John D. Sherwood (November 24, 1818 – April 30, 1891) was an American author.

== Early life ==
Sherwood was born in Fishkill, New York, on November 24, 1818. He was a son of Ruth ( DuBois) Sherwood and Thomas Sherwood.

==Career==
Immediately after graduating from Yale College in 1839, he began the study of law in Poughkeepsie, New York, in the office of Judge Ruggles. He also studied for a short time in the Harvard Law School before going abroad in August, 1841, for upwards of two years of foreign travel. In 1844 he completed his legal studies in New York City, in the office of the Hon. Samuel Sherwood, and in 1845 he was admitted to the bar. For six years he was in partnership with George Y. Gilbert, in New York City; and in 1851 he associated with himself his brother, Thomas Dubois Sherwood, and continued in that relation with abundant success until 1865, when serious and long-continued ill-health obliged him to retire.
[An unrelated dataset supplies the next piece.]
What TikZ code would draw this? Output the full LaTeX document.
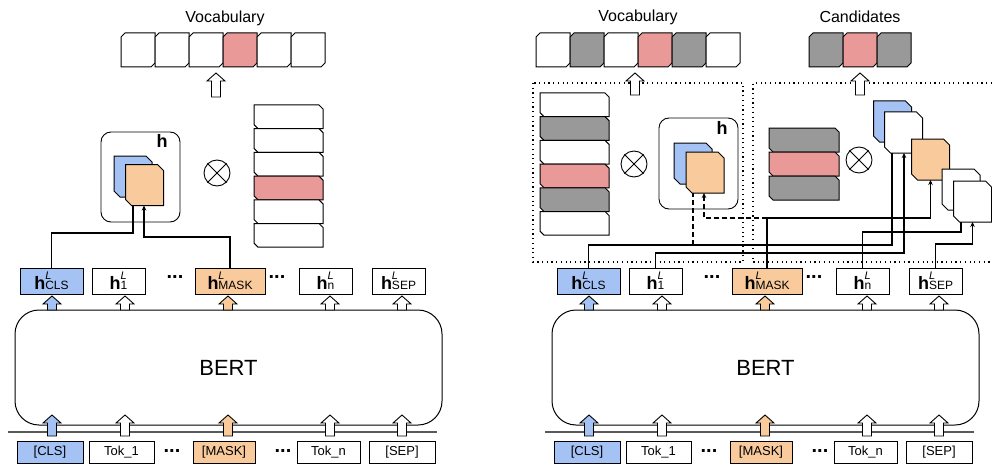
\documentclass[tikz,border=0pt]{standalone}
\usepackage{fontspec}
\setmainfont{Liberation Sans}
\usetikzlibrary{arrows.meta}
\definecolor{cblue}{HTML}{A4C2F4}
\definecolor{corange}{HTML}{F9CB9C}
\definecolor{cpink}{HTML}{EA9999}
\definecolor{cgrey}{HTML}{999999}
\newcommand\barrow[4]{\filldraw[fill=#4,draw=black,line width=0.9pt,line join=miter] ({#1-4.5},#2) -- ({#1-4.5},{#3+8}) -- ({#1-9},{#3+8}) -- (#1,#3) -- ({#1+9},{#3+8}) -- ({#1+4.5},{#3+8}) -- ({#1+4.5},#2) -- cycle;}
% chamfer top-left and bottom-right
\newcommand\chamA[3]{\filldraw[fill=#2, line width=1pt, line join=miter] ([xshift=#3]#1.north west) -- (#1.north east) -- ([yshift=#3]#1.south east) -- ([xshift=-#3]#1.south east) -- (#1.south west) -- ([yshift=-#3]#1.north west) -- cycle;}
% chamfer top-right and bottom-left
\newcommand\chamB[3]{\filldraw[fill=#2, line width=1pt, line join=miter] (#1.north west) -- ([xshift=-#3]#1.north east) -- ([yshift=-#3]#1.north east) -- (#1.south east) -- ([xshift=#3]#1.south west) -- ([yshift=#3]#1.south west) -- cycle;}
\newcommand\hL[1]{{\fontsize{18}{18}\selectfont\bfseries h}\rlap{\raisebox{10pt}{\fontsize{11}{11}\selectfont\itshape L}}{\fontsize{12}{12}\selectfont #1}}
\tikzset{
  tbox/.style={draw, line width=1pt, minimum height=22pt, inner sep=0pt, font=\fontsize{13}{14}\selectfont},
  hbox/.style={draw, line width=1pt, minimum height=26pt, inner sep=0pt},
  cellbox/.style={rectangle, inner sep=0pt, outer sep=0pt},
  hgroup/.style={draw, line width=0.9pt, rounded corners=10pt, minimum width=79pt, minimum height=90pt, inner sep=0pt},
  otimes/.style={circle, draw, line width=0.9pt, minimum size=26pt, inner sep=0pt},
  conn/.style={line width=1.1pt},
  tip/.style={-{Stealth[length=5pt,width=4.5pt]}},
  dashconn/.style={line width=1.1pt, dash pattern=on 5pt off 3pt},
  dotbox/.style={line width=1.2pt, dash pattern=on 1.2pt off 3.5pt},
  label/.style={font=\fontsize{16}{18}\selectfont, inner sep=0pt},
  dots/.style={font=\fontsize{20}{20}\selectfont\bfseries, inner sep=0pt}
}
\newcommand\lowerpart{%
  \node[hbox, fill=cblue, minimum width=63pt] (hcls) at (51.5,281) {\hL{CLS}};
  \node[hbox, minimum width=53pt] (h1) at (118.5,281) {\hL{1}};
  \node[dots] (hd1) at (175,277) {...};
  \node[hbox, fill=corange, minimum width=70pt] (hmask) at (230,281) {\hL{MASK}};
  \node[dots] (hd2) at (277,277) {...};
  \node[hbox, minimum width=53pt] (hn) at (325.5,281) {\hL{n}};
  \node[hbox, minimum width=53pt] (hsep) at (398.5,281) {\hL{SEP}};
  \node[draw, line width=1pt, rounded corners=24pt, minimum width=427pt, minimum height=115pt, font=\fontsize{22}{24}\selectfont] (bert) at (228.5,367.5) {BERT};
  \draw[line width=1.6pt, black!65] (8,432) -- (437,432);
  \barrow{52}{310}{296}{cblue}
  \barrow{125}{310}{296}{white}
  \barrow{228}{310}{296}{corange}
  \barrow{330}{310}{296}{white}
  \barrow{402}{310}{296}{white}
  \barrow{52}{436}{415}{cblue}
  \barrow{125}{436}{415}{white}
  \barrow{228}{436}{415}{corange}
  \barrow{330}{436}{415}{white}
  \barrow{402}{436}{415}{white}
  \node[tbox, fill=cblue, minimum width=66pt] (tcls) at (50,452) {[CLS]};
  \node[tbox, minimum width=65pt] (t1) at (121.5,452) {Tok\_1};
  \node[dots] (td1) at (172,451) {...};
  \node[tbox, fill=corange, minimum width=62pt] (tmask) at (224,452) {[MASK]};
  \node[dots] (td2) at (283,451) {...};
  \node[tbox, minimum width=63pt] (tn) at (328.5,452) {Tok\_n};
  \node[tbox, minimum width=66pt] (tsep) at (402,452) {[SEP]};
}
\begin{document}
\begin{tikzpicture}[x=1pt,y=-1pt]
\useasboundingbox (0,0) rectangle (992,468);
% ---------------- left panel ----------------
\node[label] (lvoc) at (225,18) {Vocabulary};
\foreach \i/\c in {1/white,2/white,3/white,4/cpink,5/white,6/white}{
  \node[cellbox, minimum width=34pt, minimum height=34pt] (lv\i) at ({121+17+34*(\i-1)},50) {};
  \chamA{lv\i}{\c}{4pt}}
\barrow{216}{97}{73}{white}
\node[hgroup] (lhg) at (140.5,177) {};
\node[font=\fontsize{18}{18}\selectfont\bfseries, inner sep=0pt] (lhlab) at (162,141) {h};
\node[cellbox, minimum width=38pt, minimum height=41pt] (lcb) at (133,176.5) {};
\chamB{lcb}{cblue}{6pt}
\node[cellbox, minimum width=38pt, minimum height=41pt] (lco) at (144.5,185) {};
\chamB{lco}{corange}{6pt}
\node[otimes] (lot) at (217,173) {};
\draw[line width=0.9pt] (lot.north west) -- (lot.south east) (lot.north east) -- (lot.south west);
\foreach \i/\c in {1/white,2/white,3/white,4/cpink,5/white,6/white}{
  \node[cellbox, minimum width=69pt, minimum height=23.7pt] (ls\i) at (288.5,{105+11.85+23.7*(\i-1)}) {};
  \chamB{ls\i}{\c}{4pt}}
\lowerpart
\draw[conn] (hcls.north) |- (133,233) -- (133,0 |- lco.south);
\draw[conn,tip] (hmask.north) |- (144,237) -- (144,0 |- lco.south);
% ---------------- right panel ----------------
\node[label] (rvoc) at (638,17) {Vocabulary};
\node[label] (rcand) at (860,17) {Candidates};
\foreach \i/\c in {1/white,2/cgrey,3/white,4/cpink,5/cgrey,6/white}{
  \node[cellbox, minimum width=34pt, minimum height=34pt] (rv\i) at ({536+17+34*(\i-1)},50) {};
  \chamA{rv\i}{\c}{4pt}}
\foreach \i/\c in {1/cgrey,2/cpink,3/cgrey}{
  \node[cellbox, minimum width=34pt, minimum height=34pt] (rc\i) at ({826+34*(\i-1)},50) {};
  \chamA{rc\i}{\c}{4pt}}
\draw[dotbox] (533,83) rectangle (743,262);
\draw[dotbox] (992,83) -- (753,83) -- (753,262) -- (992,262);
\barrow{635}{95}{73}{white}
\barrow{860}{95}{73}{white}
\foreach \i/\c in {1/white,2/cgrey,3/white,4/cpink,5/cgrey,6/white}{
  \node[cellbox, minimum width=69pt, minimum height=23.7pt] (rs\i) at (574.5,{93+11.85+23.7*(\i-1)}) {};
  \chamB{rs\i}{\c}{4pt}}
\node[otimes] (rot1) at (634,164) {};
\draw[line width=0.9pt] (rot1.north west) -- (rot1.south east) (rot1.north east) -- (rot1.south west);
\node[hgroup, minimum height=91pt] (rhg) at (698.5,163.5) {};
\node[font=\fontsize{18}{18}\selectfont\bfseries, inner sep=0pt] (rhlab) at (722,128) {h};
\node[cellbox, minimum width=38pt, minimum height=41pt] (rhb) at (693,163.5) {};
\chamB{rhb}{cblue}{6pt}
\node[cellbox, minimum width=38pt, minimum height=41pt] (rho) at (705,172.5) {};
\chamB{rho}{corange}{6pt}
\foreach \i/\c in {1/cgrey,2/cpink,3/cgrey}{
  \node[cellbox, minimum width=70pt, minimum height=24pt] (rcs\i) at (804,{140+24*(\i-1)}) {};
  \chamB{rcs\i}{\c}{4pt}}
\node[otimes] (rot2) at (859,160) {};
\draw[line width=0.9pt] (rot2.north west) -- (rot2.south east) (rot2.north east) -- (rot2.south west);
\foreach \n/\x/\y/\c in {rkb/892.5/121.5/cblue, rk1/903.5/132.5/white, rko/930.5/159.5/corange, rkn/961/189.5/white, rks/972.5/201.5/white}{
  \node[cellbox, minimum width=38pt, minimum height=41pt] (\n) at (\x,\y) {};
  \chamB{\n}{\c}{6pt}}
\begin{scope}[xshift=537pt, name prefix=R-]
\lowerpart
\end{scope}
\draw[conn] (R-hcls.north) |- (892,245) -- (892,0 |- rk1.south);
\draw[dashconn] (693,245) -- (693,0 |- rho.south);
\draw[conn,tip] (R-h1.north) |- (904,253) -- (904,0 |- rk1.south);
\draw[conn,tip] (R-hmask.north) |- (930.5,218) -- (rko.south);
\draw[dashconn,tip] (R-hmask.north |- 0,218) -| (704,0 |- rho.south);
\draw[conn] (R-hn.north) |- (961,232) -- (961,0 |- rks.south);
\draw[conn,tip] (R-hsep.north) |- (972.5,244) -- (rks.south);
\end{tikzpicture}
\end{document}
In December, 1861, he received a Colonel's commission as aide on the staff of Gen. James S. Wadsworth, and in that capacity served in the Army of the Potomac. His later years were spent in Englewood, N. J., and were principally devoted to literary pursuits. His best known production is a Comic History of the United States, published in 1870 under the pseudonym Harry Scratchley.

== Personal life ==
He married, on October 29, 1863, Emmeline Catherine ( Dunn) Zimmerman, of Toronto, who survived him with four children. The former wife of Samuel Zimmerman, she was the daughter of Charles and Polly Dunn. A son, John Howard Sherwood, graduated Yale in 1890.

Sherwood died in Englewood, from pneumonia, on April 30, 1891, in his 73rd year. He had suffered from paralysis for many years before his death.